The millennial generation is two times more likely to invest in companies targeting environmental or social goals, according to the 2017 “Sustainable Signals” report from Morgan Stanley. But concerns still exist for novice and experienced investors alike who want to both make a profit and invest with their ethics in mind.

I won’t make as much money, right?

The common misconception about impact investing is that you will drastically decrease your returns by focusing on Environmental, Social and Governance (ESG) Criteria. Swell disagrees. You are positioned to still be diversified and receive healthy returns on your investments, even when following ESG criteria as an impact investor. You can rely on Swell to do the due diligence with the intention of finding the best options for you to maximize your profit while also respecting your ethics.

You can still be diversified

It’s true that you won’t have all the same options as an investor who elects not to value ESG criteria when investing, but you still have ample options from which you can choose, as evidenced by the variety of available Swell investment portfolios.

You also might be surprised by how many large companies are moving in the direction of sustainability. Unilever, the parent company of brands including: Dove, Hellman’s, Vaseline, Lipton tea, Klondike, and Suave, has been pushing towards minimizing environmental impact since 2009.

You can speak with your dollars

One of the best ways to make companies change and listen is to speak with your dollars. You wouldn’t shop at a store in your community if its owner was disrespectful to you and your neighbors. Impact investing gives you a chance to do the same with your investments. If more-and-more investors pivot to focus on companies who meet ESG criteria and adhere to corporate social responsibility (CSR), then it puts pressure on others to do the same.

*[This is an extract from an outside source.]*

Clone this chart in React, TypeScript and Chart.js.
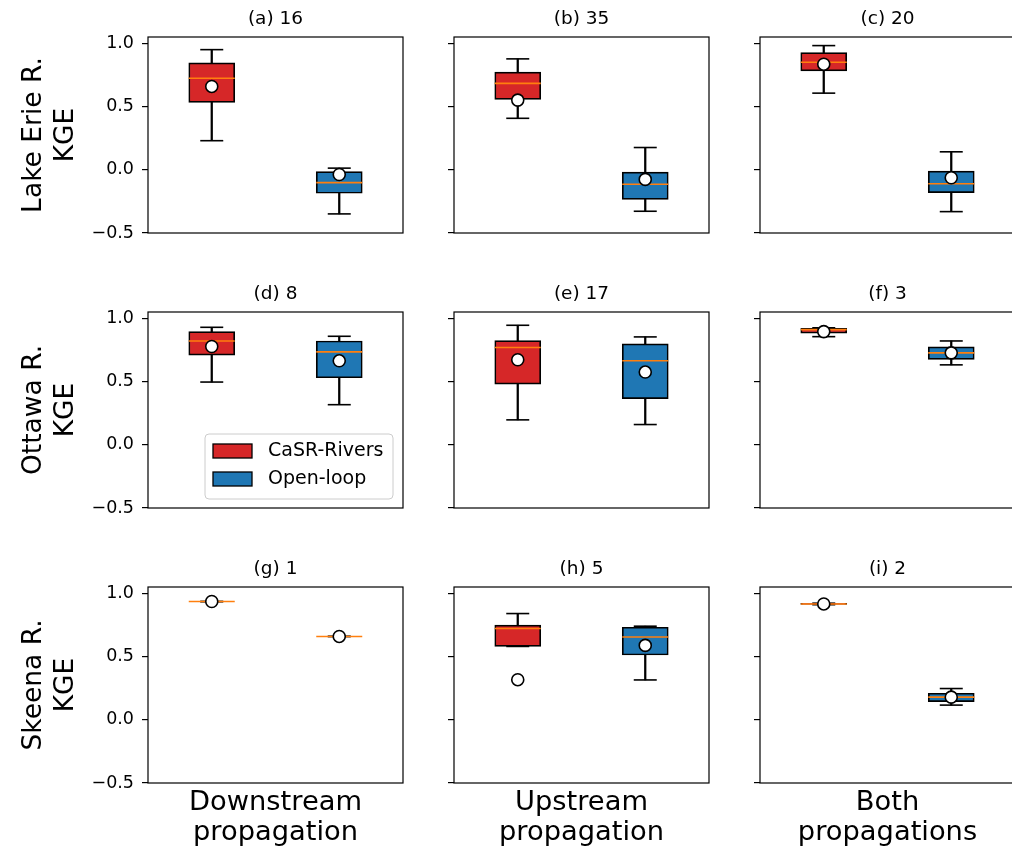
import React, { useEffect, useRef } from 'react';
import { Chart, registerables } from 'chart.js';

Chart.register(...registerables);

// ---------------- data ----------------
const seriesNames = ['CaSR-Rivers', 'Open-loop'];
const categories = ['CaSR-Rivers', 'Open-loop'];
const panelTitles = ['(a) 16', '(b) 35', '(c) 20', '(d) 8', '(e) 17', '(f) 3', '(g) 1', '(h) 5', '(i) 2'];
const rowLabels = [['Lake Erie R.', 'KGE'], ['Ottawa R.', 'KGE'], ['Skeena R.', 'KGE']];
const colLabels = [['Downstream', 'propagation'], ['Upstream', 'propagation'], ['Both', 'propagations']];
const yTicks = [-0.5, 0, 0.5, 1.0];

// per panel: [CaSR-Rivers, Open-loop]
const whiskerLow = [
  [0.23, -0.349], [0.407, -0.328], [0.606, -0.331],
  [0.496, 0.317], [0.197, 0.16], [0.855, 0.632],
  [0.935, 0.659], [0.58, 0.315], [0.91, 0.116],
];
const q1 = [
  [0.533, -0.186], [0.557, -0.234], [0.782, -0.181],
  [0.709, 0.53], [0.48, 0.365], [0.882, 0.675],
  [0.935, 0.659], [0.58, 0.512], [0.912, 0.144],
];
const medians = [
  [0.724, -0.102], [0.683, -0.115], [0.85, -0.11],
  [0.821, 0.735], [0.769, 0.664], [0.911, 0.727],
  [0.935, 0.659], [0.722, 0.654], [0.916, 0.179],
];
const q3 = [
  [0.845, -0.015], [0.772, -0.018], [0.927, -0.01],
  [0.895, 0.821], [0.824, 0.798], [0.921, 0.774],
  [0.935, 0.659], [0.748, 0.732], [0.92, 0.21],
];
const whiskerHigh = [
  [0.95, 0.013], [0.877, 0.176], [0.982, 0.142],
  [0.929, 0.858], [0.945, 0.853], [0.925, 0.821],
  [0.935, 0.659], [0.84, 0.74], [0.922, 0.247],
];
const means = [
  [0.659, -0.037], [0.551, -0.076], [0.835, -0.063],
  [0.777, 0.664], [0.672, 0.575], [0.895, 0.727],
  [0.935, 0.659], [0.317, 0.588], [0.916, 0.179],
];

// ---------------- style / layout ----------------
const RED = '#d62728';
const BLUE = '#1f77b4';
const ORANGE = '#ff7f0e';
const FONT = '"DejaVu Sans", sans-serif';
const COL_LEFT = [148, 454, 760];
const ROW_TOP = [37, 312, 587];
const PLOT_W = 255;
const PLOT_H = 196;
const TITLE_SPACE = 37;
const RIGHT_PAD = 4;

const framePlugin = {
  id: 'frame',
  afterDraw(chart: any) {
    const { ctx, chartArea } = chart;
    ctx.save();
    ctx.strokeStyle = '#000';
    ctx.lineWidth = 1.2;
    ctx.strokeRect(chartArea.left, chartArea.top, chartArea.right - chartArea.left, chartArea.bottom - chartArea.top);
    ctx.restore();
  },
};

const legendPlugin = {
  id: 'boxLegend',
  afterDraw(chart: any, _args: any, opts: any) {
    if (!opts || !opts.show) return;
    const { ctx, chartArea } = chart;
    const entries = chart.data.datasets.filter((d: any) => d.legendEntry);
    const w = 188;
    const h = 65;
    const x0 = chartArea.right - 10 - w;
    const y0 = chartArea.bottom - 9 - h;
    ctx.save();
    ctx.beginPath();
    ctx.roundRect(x0, y0, w, h, 4);
    ctx.fillStyle = 'rgba(255,255,255,0.8)';
    ctx.fill();
    ctx.strokeStyle = '#cccccc';
    ctx.lineWidth = 1;
    ctx.stroke();
    entries.forEach((d: any, i: number) => {
      const py = y0 + 10 + i * 28;
      ctx.fillStyle = d.backgroundColor;
      ctx.fillRect(x0 + 8, py, 39, 14);
      ctx.strokeStyle = '#000';
      ctx.lineWidth = 1.3;
      ctx.strokeRect(x0 + 8, py, 39, 14);
      ctx.fillStyle = '#000';
      ctx.font = '19px ' + FONT;
      ctx.textBaseline = 'middle';
      ctx.textAlign = 'left';
      ctx.fillText(d.label, x0 + 63, py + 7);
    });
    ctx.restore();
  },
};

function fmtTick(v: number) {
  const s = Math.abs(v).toFixed(1);
  return v < 0 ? '\u2212' + s : s;
}

function buildConfig(p: number, axisW: number, xAxisH: number): any {
  const r = Math.floor(p / 3);
  const c = p % 3;
  const pointLine = (data: number[], radius: number, color: string, order: number, label: string) => ({
    type: 'line',
    label,
    data,
    showLine: false,
    pointStyle: 'line',
    pointRadius: radius,
    pointBorderWidth: 1.6,
    pointBorderColor: color,
    borderColor: color,
    order,
  });
  return {
    type: 'bar',
    data: {
      labels: categories,
      datasets: [
        {
          type: 'line',
          label: 'mean',
          data: means[p],
          showLine: false,
          pointStyle: 'circle',
          pointRadius: 6,
          pointBorderWidth: 1.6,
          pointBackgroundColor: '#ffffff',
          pointBorderColor: '#000000',
          order: 0,
        },
        pointLine(medians[p], 23, ORANGE, 1, 'median'),
        {
          type: 'bar',
          label: seriesNames[0],
          data: [[q1[p][0], q3[p][0]], null],
          backgroundColor: RED,
          borderColor: '#000',
          borderWidth: 1.7,
          borderSkipped: false,
          barThickness: 46,
          grouped: false,
          order: 2,
          legendEntry: true,
        },
        {
          type: 'bar',
          label: seriesNames[1],
          data: [null, [q1[p][1], q3[p][1]]],
          backgroundColor: BLUE,
          borderColor: '#000',
          borderWidth: 1.7,
          borderSkipped: false,
          barThickness: 46,
          grouped: false,
          order: 2,
          legendEntry: true,
        },
        pointLine(whiskerHigh[p], 11.5, '#000', 3, 'capHigh'),
        pointLine(whiskerLow[p], 11.5, '#000', 3, 'capLow'),
        {
          type: 'bar',
          label: 'whisker',
          data: [
            [whiskerLow[p][0], whiskerHigh[p][0]],
            [whiskerLow[p][1], whiskerHigh[p][1]],
          ],
          backgroundColor: '#000',
          borderWidth: 0,
          barThickness: 1.6,
          grouped: false,
          order: 4,
        },
      ],
    },
    options: {
      responsive: false,
      maintainAspectRatio: false,
      animation: false,
      devicePixelRatio: 1,
      events: [],
      layout: { autoPadding: false, padding: { left: 0, right: RIGHT_PAD, top: 0, bottom: 0 } },
      plugins: {
        legend: { display: false },
        tooltip: { enabled: false },
        title: {
          display: true,
          fullSize: false,
          text: panelTitles[p],
          color: '#000',
          font: { family: FONT, size: 18.5, weight: 'normal', lineHeight: 1.2 },
          padding: { top: 8.5, bottom: 6.3 },
        },
        boxLegend: { show: p === 3 },
      },
      scales: {
        x: {
          type: 'category',
          offset: true,
          grid: { display: false },
          border: { display: false },
          ticks: { display: false },
          afterFit: (s: any) => {
            s.height = xAxisH;
          },
          title: {
            display: r === 2,
            text: colLabels[c],
            color: '#000',
            font: { family: FONT, size: 27.3, lineHeight: 1.08 },
            padding: { top: 0, bottom: 1.5 },
          },
        },
        y: {
          type: 'linear',
          min: -0.5,
          max: 1.05,
          afterBuildTicks: (s: any) => {
            s.ticks = yTicks.map((v) => ({ value: v }));
          },
          afterFit: (s: any) => {
            s.width = axisW;
          },
          grid: {
            display: true,
            drawOnChartArea: false,
            drawTicks: true,
            tickLength: 6,
            color: '#000',
            lineWidth: 1.2,
          },
          border: { display: false },
          ticks: {
            display: c === 0,
            padding: 8,
            color: '#000',
            font: { family: FONT, size: 17.5 },
            callback: (v: any) => fmtTick(Number(v)),
          },
          title: {
            display: c === 0,
            text: rowLabels[r],
            color: '#000',
            font: { family: FONT, size: 26.5, lineHeight: 1.23 },
            padding: { top: 17.5, bottom: 0 },
          },
        },
      },
    },
    plugins: [framePlugin, legendPlugin],
  };
}

function Panel({ p }: { p: number }) {
  const ref = useRef<HTMLCanvasElement | null>(null);
  const r = Math.floor(p / 3);
  const c = p % 3;
  const axisW = c === 0 ? 148 : 16;
  const xAxisH = r === 2 ? 66 : 20;
  const left = COL_LEFT[c] - axisW;
  const top = ROW_TOP[r] - TITLE_SPACE;
  const width = axisW + PLOT_W + RIGHT_PAD;
  const height = TITLE_SPACE + PLOT_H + xAxisH;

  useEffect(() => {
    if (!ref.current) return;
    const chart = new Chart(ref.current, buildConfig(p, axisW, xAxisH));
    return () => chart.destroy();
  }, [p]);

  return (
    <canvas
      ref={ref}
      width={width}
      height={height}
      style={{ position: 'absolute', left, top, width, height, display: 'block' }}
    />
  );
}

export default function App() {
  return (
    <div
      style={{
        position: 'absolute',
        left: 0,
        top: 0,
        width: 1012,
        height: 849,
        overflow: 'hidden',
        background: '#ffffff',
      }}
    >
      {panelTitles.map((_, p) => (
        <Panel key={p} p={p} />
      ))}
    </div>
  );
}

Sustainability-focused companies perform better

The shift is coming as millennials enter the market and bring with them their preference to do business with ethical companies. In an interview by Yale Insights with Unilever CEO, Paul Polman, he said: “We measured the success ultimately in the overall success of the business. We clearly can see, as I mentioned, that brands that have a stronger purpose, are brands that are more profitable.”

You can modify your portfolio

Perhaps you have different standards when it comes to ESG and CSR. You could see the name of a company in your portfolio with which you’d rather not work based on your own experiences or beliefs. Not to worry, Swell makes it simple to remove a companyfrom your portfolio. You’re able to remove up to three companies.